YoungXIAO13 / PoseFromShape

(BMVC 2019) PyTorch implementation of Paper "Pose from Shape: Deep Pose Estimation for Arbitrary 3D Objects"
http://imagine.enpc.fr/~xiaoy/PoseFromShape/
MIT License
170 stars 34 forks source link

Different number of classes (bins) for angles error #8

Closed ajuric closed 5 years ago

ajuric commented 5 years ago

When trying different number of classes (bins) for angles, I get

/opt/conda/conda-bld/pytorch_1550802451070/work/aten/src/THCUNN/ClassNLLCriterion.cu:105: void cunn_ClassNLLCriterion_updateOutput_kernel(Dtype *, Dtype *, Dtype *, long *, Dtype *, int, int, int, int, long) [with Dtype = float, Acctype = float]: block: [0,0,0], thread: [14,0,0] Assertion `t >= 0 && t < n_classes` failed.
Traceback (most recent call last):
  File "training.py", line 278, in <module>
    main()
  File "training.py", line 230, in main
    criterion_azi, criterion_ele, criterion_inp, criterion_reg, optimizer)
  File "training.py", line 187, in train
    loss_reg = criterion_reg(out[3], out[4], out[5], label.float())
  File "/opt/conda/lib/python3.6/site-packages/torch/nn/modules/module.py", line 489, in __call__
    result = self.forward(*input, **kwargs)
  File "/code/auxiliary/loss.py", line 42, in forward
    return delta_loss(pred_azi, pred_ele, pred_rol, target, self.__bin__)
  File "/code/auxiliary/loss.py", line 28, in delta_loss
    delta_azi = pred_azi[torch.arange(pred_azi.size(0)), target_label[:, 0]].tanh() / 2
RuntimeError: CUDA error: device-side assert triggered

The error happens inside the DeltaLoss class in the delta_loss method in the line:

delta_azi = pred_azi[torch.arange(pred_azi.size(0)), target_label[:, 0]].tanh() / 2

(link to line: https://github.com/YoungXIAO13/PoseFromShape/blob/master/auxiliary/loss.py#L29)

I tried debugging, but wasn't successful.

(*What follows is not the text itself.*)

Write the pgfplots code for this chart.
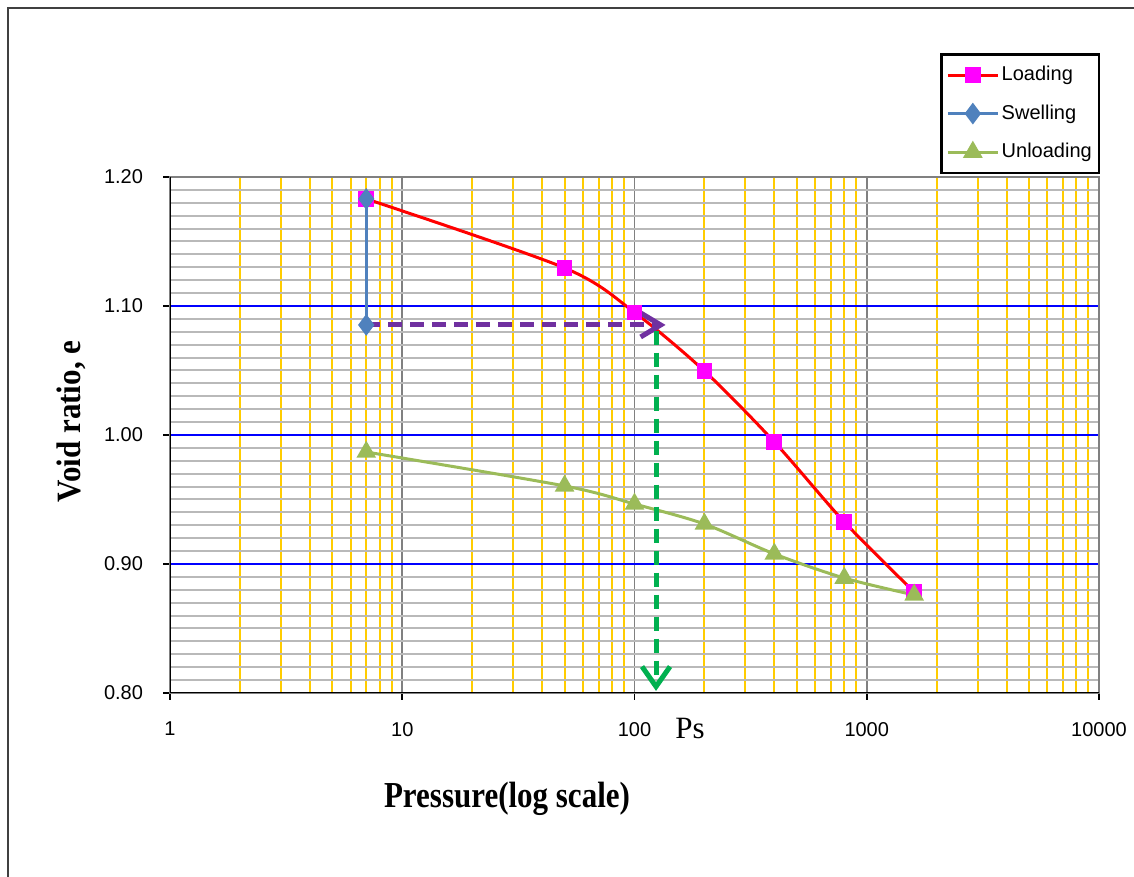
\documentclass[border=0pt]{standalone}
\usepackage{pgfplots}
\pgfplotsset{compat=1.18}
\usepackage{fontspec}
\setmainfont{Liberation Serif}
\newfontfamily\arial{Liberation Sans}
\usetikzlibrary{arrows.meta}
\definecolor{loadred}{RGB}{255,0,0}
\definecolor{loadmag}{RGB}{255,0,255}
\definecolor{swblue}{RGB}{79,129,189}
\definecolor{unlgreen}{RGB}{155,187,89}
\definecolor{arrpurple}{RGB}{112,48,160}
\definecolor{arrgreen}{RGB}{0,176,80}
\definecolor{gridgold}{RGB}{255,204,0}
\definecolor{gridgray}{RGB}{185,185,185}
\definecolor{majgray}{RGB}{128,128,128}
\definecolor{gridblue}{RGB}{0,0,255}
\begin{document}
\begin{tikzpicture}
\path[use as bounding box] (0,0) rectangle (567pt,438.5pt);
\draw[black!75, line width=1pt] (4pt,-2pt) -- (4pt,434.5pt) -- (570pt,434.5pt);
\begin{axis}[
  at={(85pt,92pt)}, anchor=south west,
  scale only axis, width=464.5pt, height=258pt,
  xmode=log, xmin=1, xmax=10000, ymin=0.8, ymax=1.2,
  xtick={1,10,100,1000,10000}, xticklabels={1,10,100,1000,10000},
  minor xtick={2,3,4,5,6,7,8,9,20,30,40,50,60,70,80,90,200,300,400,500,600,700,800,900,2000,3000,4000,5000,6000,7000,8000,9000},
  ytick={0.8,0.9,1.0,1.1,1.2},
  minor y tick num=9,
  /pgf/number format/fixed, /pgf/number format/fixed zerofill, /pgf/number format/precision=2,
  /pgf/number format/assume math mode=true,
  ticklabel style={font=\arial\fontsize{10}{12}\selectfont, text=black},
  xticklabel style={yshift=-7.5pt},
  yticklabel style={xshift=-6.5pt},
  tick align=outside, xtick pos=bottom, ytick pos=left,
  major tick length=3.5pt, minor tick length=0pt,
  tick style={black, line width=0.8pt},
  grid=both,
  minor x grid style={gridgold, line width=1pt},
  major x grid style={majgray, line width=0.8pt},
  minor y grid style={gridgray, line width=1pt},
  major y grid style={gridblue, line width=1pt},
  axis line style={majgray, line width=1pt},
  legend style={at={(0.829,1.240)}, anchor=north west, draw=black, line width=1.2pt,
    font=\arial\fontsize{10}{12}\selectfont, inner xsep=2.5pt, inner ysep=4pt, row sep=6.5pt,
    nodes={inner xsep=1.2pt}},
  legend cell align=left,
  legend image code/.code={\draw[mark repeat=2,mark phase=2] plot coordinates {(0pt,0pt) (12.5pt,0pt) (25pt,0pt)};},
]
\addplot[loadred, line width=1.5pt, smooth, tension=0.5, mark=square*, mark size=3.2pt,
  mark options={fill=loadmag, draw=loadmag, solid}]
  coordinates {(7,1.183) (50,1.1295) (100,1.095) (200,1.0496) (400,0.9946) (800,0.9326) (1600,0.8783)};
\addlegendentry{Loading}
\addplot[swblue, line width=1.5pt, mark=diamond*, mark size=4.2pt, mark options={fill=swblue, draw=swblue, solid}]
  coordinates {(7,1.183) (7,1.0853)};
\addlegendentry{Swelling}
\addplot[unlgreen, line width=1.5pt, smooth, tension=0.5, mark=triangle*, mark size=4.2pt,
  mark options={fill=unlgreen, draw=unlgreen, solid}]
  coordinates {(7,0.9868) (50,0.9605) (100,0.9465) (200,0.931) (400,0.9078) (800,0.8891) (1600,0.876)};
\addlegendentry{Unloading}
\addplot[arrpurple, line width=2.5pt, dash pattern=on 7pt off 4pt, forget plot,
  -{Straight Barb[length=10pt,width=12pt]}]
  coordinates {(7,1.0853) (136,1.0853)};
\addplot[arrgreen, line width=2.5pt, dash pattern=on 7pt off 4pt, forget plot,
  -{Straight Barb[length=10pt,width=14pt]}]
  coordinates {(123.8,1.081) (123.8,0.8016)};
\draw[black, line width=1pt] (rel axis cs:0,1) -- (rel axis cs:0,0) -- (rel axis cs:1,0);
\end{axis}
\node[anchor=base, font=\fontsize{15.5}{18}\selectfont] at (345pt,69pt) {Ps};
\node[anchor=base, font=\bfseries\fontsize{15.5}{18}\selectfont] at (253.5pt,34.5pt) {\scalebox{1}[1.18]{Pressure(log scale)}};
\node[anchor=base, rotate=90, font=\bfseries\fontsize{15.5}{18}\selectfont] at (40pt,227.75pt) {\scalebox{1}[1.1]{Void ratio, e}};
\end{tikzpicture}
\end{document}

I mostly use TF, so maybe I'm missing something very common in Pytorch?

When I use default number of classes (azimuth=24, elevation=12, in-plane=24), training runs normally and completes.

ajuric commented 5 years ago

I found out the problem.

Number 180 is not divisible with 24 - the elevation angle has range set to 180: https://github.com/YoungXIAO13/PoseFromShape/blob/master/training.py#L124

So the solution is to set these two numbers (range and number of classes) to be divisible.

Anyway, pytorch error should have been more informative ...

YoungXIAO13 commented 5 years ago

Thanks for your notice, I've made a new commit to change all xxx_classes as a function of bin_size which is used to define the classification bin size for all Euler angles, where you only need to change the bin_size to conduct an ablation study.